An example of where the collaborations really seem to work is on the track “I Come Prepared” which features fellow reggae rapper Damien Marley. What makes this track so fun is the smaller beat and the fact that K’naan and Damien really seem to be channeling one anothers flow much more than they’re trying to tap into Damien’s father. It really pays off as they hand the flow back off to one another and really dwell in the verses. It’s a track that will certainly having you nod your head along with the beat. The product again becomes a little more mixed on the Adam Levine boasting track “Bang Bang” which is much more of a conventional poppy brand of hip hop. This is not to say that it’s a bad track, as sometimes the track really is able to capture an almost Bad-era Michael Jackson feel, especially when Levine is belting out the chorus, but it doesn’t blend together as well, part love-song, part R&B club jam, part hip hop. One cannot say, though, that it doesn’t fit the out scatter-brained pattern of the album as a whole.
Much of the charm of K’naan and Troubadour are when he allows us to dwell in his quirkiness as an artist. This is on display in “15 Minutes Away” where K’naan riffs on the wonderful anticipation of an impending money transfer (to which some of us can relate to more than others). It also can be found on “America” where K’naan throws a Somali hook and verse over nice guest-spots by Mos Def and Chali 2na. When you hear tracks like this you are reminded that you are listening to a unique and unconventional talent, the likes of which does not come along everyday. While not the most single-ready songs on the album, this might be where K’naan is at his most comfortable, and the songs stand-out as a result.

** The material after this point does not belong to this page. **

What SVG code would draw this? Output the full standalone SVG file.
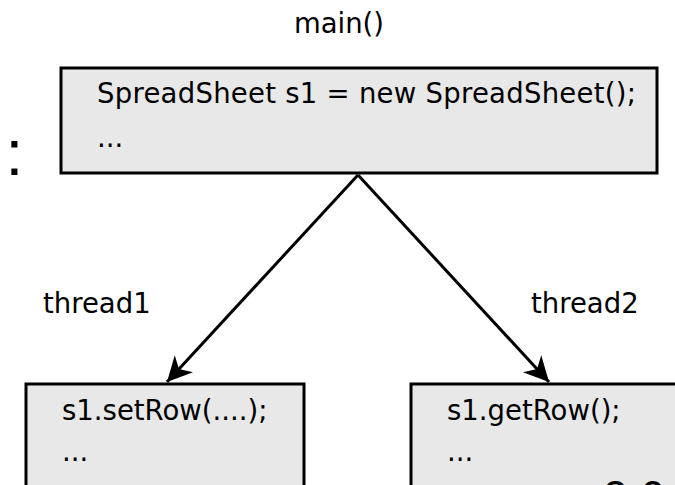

In the end, while a bit uneven, this is an overall extremely enjoyable album. K’naan comes off as much more of a raw talent than the other immigrant hip hop stars like Akon and Wyclef Jean, but with that rawness comes a real feeling of sincerity that is very endearing. And while it is perhaps not quite the standout that debut album The Dusty Foot Philosopher was, Troubadour definitely shows some growth as an artist. It’s unique, it’s fun, it’s heartbreaking, it’s uplifting, it’s probably the best hip hop release of the new year. Well, that is if you call it hip hop, at least.